Pokemonwizard focuses on character-specific data, so searching for Nidoking there shows all Nidoking variants across all sets and eras—useful if you’re curious how this EX Legend Maker version ranks against, say, a Base Set Nidoking or a more recent version. The practical workflow: start on TCGPlayer to see current ask prices and filter by condition. Check the “sold listings” tab to see what copies actually sold for in the past 30 days. Then cross-reference with Cardbase’s historical graph to see if the current price is in line with recent trends or if something has shifted. This three-source approach takes 5 minutes and prevents both impulse overpaying and missing genuine value.
Common Mistakes Collectors Make When Pricing This Card
The first mistake is conflating “list price” with “actual price.” A seller asking $50 for a moderately played copy is either new to pricing or fishing for an overeager buyer. Check sold listings, not asking prices, to understand the real market. Many non-holo EX-era cards sit unsold at inflated prices for months; the listing doesn’t prove value. The second mistake is ignoring condition carefully. Photos of “near-mint” cards on cheaper platforms often reveal significant wear when they arrive—corners slightly rounded, surface scuffs, or centering issues. Buyers from established vendors with transparent grading standards (like TCGPlayer pro sellers) pay a modest premium for reliability.
Buying from unknown sellers just to save $5 frequently results in receiving a card one or two condition grades worse than advertised, negating the savings. The third mistake is treating recent price spikes as permanent. If this card suddenly jumped from $18 to $35 overnight, it’s likely a temporary spike from a social media mention or a content creator’s video. Prices revert when hype fades. Patience—waiting two weeks—often results in buying at $20 instead of $32. Nidoking hasn’t exhibited this pattern recently, but watchfulness prevents overpaying during cycles.
Seasonal Trends and Timing Your Purchase
EX-era cards typically see price softness in August and September (summer break for many collectors, lower trading volume) and price firmness in November and December (holiday collecting season). Nidoking, as a moderately popular card from a major set, follows this pattern loosely but not dramatically. The price range stays within roughly 20% of the average throughout the year.
A practical detail: buying in early autumn, after summer lows, and before holiday demand, often yields the best pricing. If you’ve been watching this card at $28–$32 all year, you’ll likely find examples at $22–$25 in September. Conversely, waiting until December to buy signals you may pay 10–15% premium. This strategy matters most for high-value cards; for a $20–$30 card, the difference is $2–$4, which might not offset the cost of monitoring and waiting.
Building a Price Baseline for Future Reference
Establishing your own price records prevents the trap of forgetting what you paid and losing track of your collection’s value over time. Screenshot listings from TCGPlayer, Cardbase, or Pokemonwizard monthly, recording the date, condition grade, and price. Over a year, you’ll see whether this card trends up, down, or sideways—useful context for deciding whether to hold, sell, or upgrade.

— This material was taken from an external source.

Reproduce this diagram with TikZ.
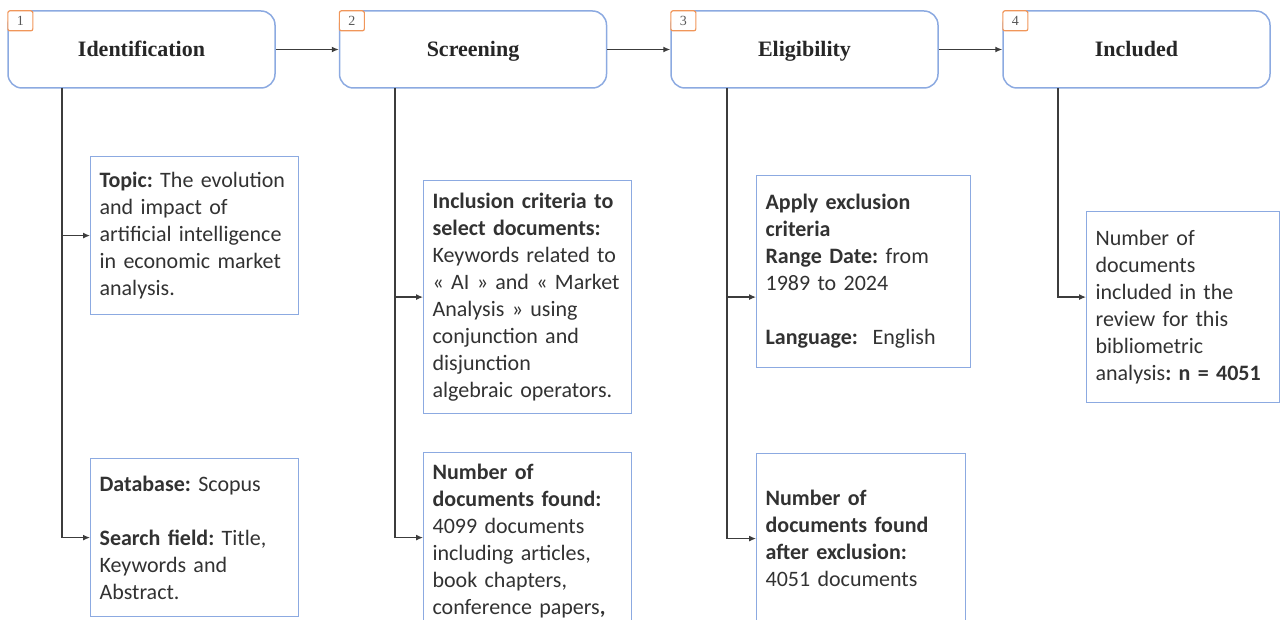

The realistic trajectory for non-holo EX Legend Maker Nidoking: slight appreciation as the set ages and complete sets become harder to assemble, but not dramatic gains like truly rare cards experience. If you buy at $25 today, you’ll likely sell at $28–$32 in two to three years. That’s collecting for love of the card, not investment returns. Most EX-era non-holoes move this way—stable, modest appreciation, with spikes and dips around hype cycles that investors chase and collectors ignore.